In [2]:
import torch
import torch.nn as nn
from torch.autograd import Variable
import numpy as np

# https://github.com/georgeyiasemis/Recurrent-Neural-Networks-from-scratch-using-PyTorch/blob/main/rnnmodels.py


# LSTM

LSTM stands for Long Short-Term Memory, which is a type of recurrent neural network (RNN) architecture. LSTMs were designed to solve the problem of the vanishing gradient, which occurs when the gradients used to update the weights of a neural network become too small, leading to slow or no learning.

LSTMs have a memory cell that can store information for long periods of time and three gates that control the flow of information: the input gate, the forget gate, and the output gate.

The input gate determines how much of the new input should be stored in the memory cell, the forget gate controls how much of the old memory should be forgotten, and the output gate determines how much of the memory should be used to compute the output.

The architecture of an LSTM allows it to selectively remember or forget information based on the current input and the past memory content. This makes LSTMs particularly well-suited for tasks that require modeling long-term dependencies, such as speech recognition, language translation, and stock price prediction.

Overall, LSTMs are a powerful tool for modeling sequential data, and have become a popular choice in many applications that require time-series analysis or natural language processing.

The LSTM architecture consists of several mathematical formulas, which are used to update the memory cell and control the flow of information through the gates. Here are the main formulas used in an LSTM:

![lstm](https://dezyre.gumlet.io/images/blog/lstm-model/Long_Short_Term_Memory_(LSTM)_Models.png?w=400&dpr=2.6)

1. Input gate formula:   
i_t = sigmoid(W_i[x_t, h_{t-1}] + b_i)  
The input gate is responsible for controlling how much of the current input x_t should be stored in the memory cell. It takes as input the concatenation of the current input x_t and the previous hidden state h_{t-1}, and produces a value between 0 and 1 using the sigmoid activation function.
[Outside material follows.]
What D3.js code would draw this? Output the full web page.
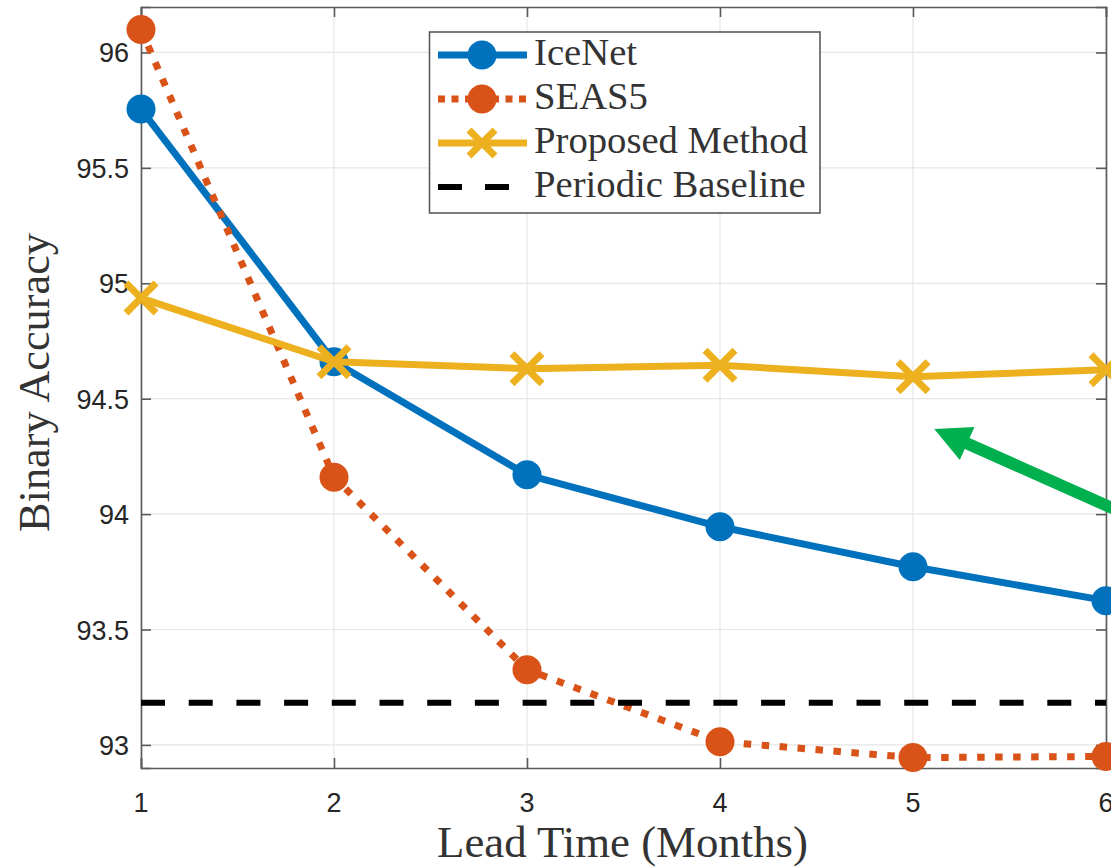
<!DOCTYPE html>
<html>
<head>
<meta charset="utf-8">
<script src="https://cdn.jsdelivr.net/npm/d3@7"></script>
<style>
  html, body { margin: 0; padding: 0; background: #fff; }
  svg { display: block; }
</style>
</head>
<body>
<svg id="chart" width="1111" height="868"></svg>
<script>
// ---------------- data ----------------
const leadTimes = [1, 2, 3, 4, 5, 6];
const iceNet   = [95.755, 94.66, 94.17, 93.945, 93.772, 93.625];
const seas5    = [96.10, 94.16, 93.326, 93.014, 92.945, 92.95];
const proposed = [94.936, 94.66, 94.63, 94.645, 94.595, 94.625];
const periodicBaseline = 93.183;
const xTicks = [1, 2, 3, 4, 5, 6];
const yTicks = [93, 93.5, 94, 94.5, 95, 95.5, 96];
const seriesNames = ["IceNet", "SEAS5", "Proposed Method", "Periodic Baseline"];
const xLabel = "Lead Time (Months)";
const yLabel = "Binary Accuracy";
// annotation arrow in data coordinates: [tail, tip]
const arrowTail = [6.13, 93.99];
const arrowTip  = [5.11, 94.369];

// ---------------- layout ----------------
const svg = d3.select("#chart");
const L = 141, R = 1106, T = 7, B = 768;
const x = d3.scaleLinear().domain([1, 6]).range([L, R]);
const y = d3.scaleLinear().domain([92.9, 96.197]).range([B, T]);

const BLUE = "#0072BD", ORANGE = "#D95319", YELLOW = "#EDB120";
const AXIS = "#5a5a5a", TXT = "#262626";
const SANS = "'Liberation Sans', Arial, Helvetica, sans-serif";
const SERIF = "'Liberation Serif', 'Times New Roman', serif";

// grid
const grid = svg.append("g");
grid.selectAll("line.gx").data(xTicks).join("line")
  .attr("x1", d => x(d)).attr("x2", d => x(d)).attr("y1", T).attr("y2", B)
  .attr("stroke", "#e6e6e6").attr("stroke-width", 1.2);
grid.selectAll("line.gy").data(yTicks).join("line")
  .attr("x1", L).attr("x2", R).attr("y1", d => y(d)).attr("y2", d => y(d))
  .attr("stroke", "#e6e6e6").attr("stroke-width", 1.2);

// axes (ticks inward)
const axB = svg.append("g").attr("transform", `translate(0,${B})`)
  .call(d3.axisTop(x).tickValues(xTicks).tickSize(10).tickFormat(""));
const axT = svg.append("g").attr("transform", `translate(0,${T})`)
  .call(d3.axisBottom(x).tickValues(xTicks).tickSize(10).tickFormat(""));
const axL = svg.append("g").attr("transform", `translate(${L},0)`)
  .call(d3.axisRight(y).tickValues(yTicks).tickSize(10).tickFormat(""));
const axR = svg.append("g").attr("transform", `translate(${R},0)`)
  .call(d3.axisLeft(y).tickValues(yTicks).tickSize(10).tickFormat(""));
[axB, axT, axL, axR].forEach(a => {
  a.selectAll("path.domain").attr("stroke", AXIS).attr("stroke-width", 1.6);
  a.selectAll(".tick line").attr("stroke", AXIS).attr("stroke-width", 1.6);
});
// tick labels
svg.append("g").selectAll("text").data(xTicks).join("text")
  .attr("x", d => x(d)).attr("y", 812)
  .attr("text-anchor", "middle").attr("font-family", SANS).attr("font-size", 27)
  .attr("fill", TXT).text(d => d);
svg.append("g").selectAll("text").data(yTicks).join("text")
  .attr("x", 129).attr("y", d => y(d) + 10)
  .attr("text-anchor", "end").attr("font-family", SANS).attr("font-size", 27)
  .attr("fill", TXT).text(d => d3.format("~g")(d));

function fitText(sel, width) {
  const w = sel.node().getComputedTextLength();
  const fs = parseFloat(sel.attr("font-size"));
  sel.attr("font-size", fs * width / w);
}

// axis labels
const xl = svg.append("text").attr("x", (437 + 808) / 2).attr("y", 857)
  .attr("text-anchor", "middle").attr("font-family", SERIF).attr("font-size", 40)
  .attr("fill", "#333").text(xLabel);
fitText(xl, 371);
const yl = svg.append("text")
  .attr("transform", `translate(49,${(233 + 532) / 2}) rotate(-90)`)
  .attr("text-anchor", "middle").attr("font-family", SERIF).attr("font-size", 40)
  .attr("fill", "#333").text(yLabel);
fitText(yl, 299);

// ---------------- series ----------------
const line = d3.line().x((d, i) => x(leadTimes[i])).y(d => y(d));
const plot = svg.append("g");

// IceNet
plot.append("path").datum(iceNet).attr("d", line)
  .attr("fill", "none").attr("stroke", BLUE).attr("stroke-width", 7).attr("stroke-linejoin", "round");
plot.append("g").selectAll("circle").data(iceNet).join("circle")
  .attr("cx", (d, i) => x(leadTimes[i])).attr("cy", d => y(d)).attr("r", 14.5).attr("fill", BLUE);

// SEAS5
plot.append("path").datum(seas5).attr("d", line)
  .attr("fill", "none").attr("stroke", ORANGE).attr("stroke-width", 7)
  .attr("stroke-dasharray", "7.5 10.5");
plot.append("g").selectAll("circle").data(seas5).join("circle")
  .attr("cx", (d, i) => x(leadTimes[i])).attr("cy", d => y(d)).attr("r", 14.5).attr("fill", ORANGE);

// Proposed
plot.append("path").datum(proposed).attr("d", line)
  .attr("fill", "none").attr("stroke", YELLOW).attr("stroke-width", 7).attr("stroke-linejoin", "round");
function xMarker(g, cx, cy, s, color) {
  g.append("path")
    .attr("d", `M${cx - s},${cy - s}L${cx + s},${cy + s}M${cx - s},${cy + s}L${cx + s},${cy - s}`)
    .attr("stroke", color).attr("stroke-width", 7).attr("fill", "none");
}
const pm = plot.append("g");
proposed.forEach((d, i) => xMarker(pm, x(leadTimes[i]), y(d), 15, YELLOW));

// Periodic baseline
plot.append("line").attr("x1", x(1)).attr("x2", x(6))
  .attr("y1", y(periodicBaseline)).attr("y2", y(periodicBaseline))
  .attr("stroke", "#000").attr("stroke-width", 6).attr("stroke-dasharray", "24 23.7");

// ---------------- legend ----------------
const lg = svg.append("g");
lg.append("rect").attr("x", 429.5).attr("y", 32).attr("width", 390.5).attr("height", 181)
  .attr("fill", "#fff").attr("stroke", AXIS).attr("stroke-width", 1.6);
const rowY = [55, 99, 143, 187];
const lx1 = 438, lx2 = 527, lmx = 482;
// IceNet
lg.append("line").attr("x1", lx1).attr("x2", lx2).attr("y1", rowY[0]).attr("y2", rowY[0])
  .attr("stroke", BLUE).attr("stroke-width", 7);
lg.append("circle").attr("cx", lmx).attr("cy", rowY[0]).attr("r", 14.5).attr("fill", BLUE);
// SEAS5
lg.append("line").attr("x1", lx1).attr("x2", lx2).attr("y1", rowY[1]).attr("y2", rowY[1])
  .attr("stroke", ORANGE).attr("stroke-width", 7).attr("stroke-dasharray", "7 6.5");
lg.append("circle").attr("cx", lmx).attr("cy", rowY[1]).attr("r", 14.5).attr("fill", ORANGE);
// Proposed
lg.append("line").attr("x1", lx1).attr("x2", lx2).attr("y1", rowY[2]).attr("y2", rowY[2])
  .attr("stroke", YELLOW).attr("stroke-width", 7);
xMarker(lg, lmx, rowY[2], 13, YELLOW);
// Baseline
lg.append("line").attr("x1", lx1).attr("x2", lx2).attr("y1", rowY[3]).attr("y2", rowY[3])
  .attr("stroke", "#000").attr("stroke-width", 6).attr("stroke-dasharray", "24 23");

const lt = lg.selectAll("text").data(seriesNames).join("text")
  .attr("x", 534).attr("y", (d, i) => rowY[i] + 10)
  .attr("font-family", SERIF).attr("font-size", 32).attr("fill", "#333").text(d => d);
{
  const w = lt.filter((d, i) => i === 2).node().getComputedTextLength();
  lt.attr("font-size", 32 * 274 / w);
}

// ---------------- annotation arrow ----------------
const GREEN = "#00B04F";
const tx = x(arrowTip[0]), ty = y(arrowTip[1]);
const sx = x(arrowTail[0]), sy = y(arrowTail[1]);
const dx = sx - tx, dy = sy - ty, len = Math.hypot(dx, dy);
const ux = dx / len, uy = dy / len;
const headLen = 36, headHalf = 18;
const bx = tx + ux * headLen, by = ty + uy * headLen;
svg.append("line").attr("x1", sx).attr("y1", sy).attr("x2", bx - ux * 3).attr("y2", by - uy * 3)
  .attr("stroke", GREEN).attr("stroke-width", 12);
svg.append("path")
  .attr("d", `M${tx},${ty}L${bx - uy * headHalf},${by + ux * headHalf}L${bx + uy * headHalf},${by - ux * headHalf}Z`)
  .attr("fill", GREEN);
</script>
</body>
</html>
2. Forget gate formula:   
f_t = sigmoid(W_f[x_t, h_{t-1}] + b_f)  
The forget gate controls how much of the previous memory cell content should be retained for the current timestep. It takes as input the concatenation of the current input x_t and the previous hidden state h_{t-1}, and produces a value between 0 and 1 using the sigmoid activation function.

3. Update cell state formula:   
\tilde{C}_t = tanh(W_C[x_t, h_{t-1}] + b_C)  
This formula computes a "candidate" memory value that will be added to the memory cell state. It takes as input the concatenation of the current input x_t and the previous hidden state h_{t-1}, and produces a value between -1 and 1 using the hyperbolic tangent activation function.

4. Update memory cell formula:   
C_t = f_t * C_{t-1} + i_t * \tilde{C}_t  
This formula updates the memory cell state for the current timestep. It combines the previous memory cell state C_{t-1} with the candidate value \tilde{C}_t, weighted by the forget gate f_t and the input gate i_t.

5. Output gate formula:   
o_t = sigmoid(W_o[x_t, h_{t-1}] + b_o) 
The output gate controls how much of the current memory cell state should be used to compute the output. It takes as input the concatenation of the current input x_t and the previous hidden state h_{t-1}, and produces a value between 0 and 1 using the sigmoid activation function.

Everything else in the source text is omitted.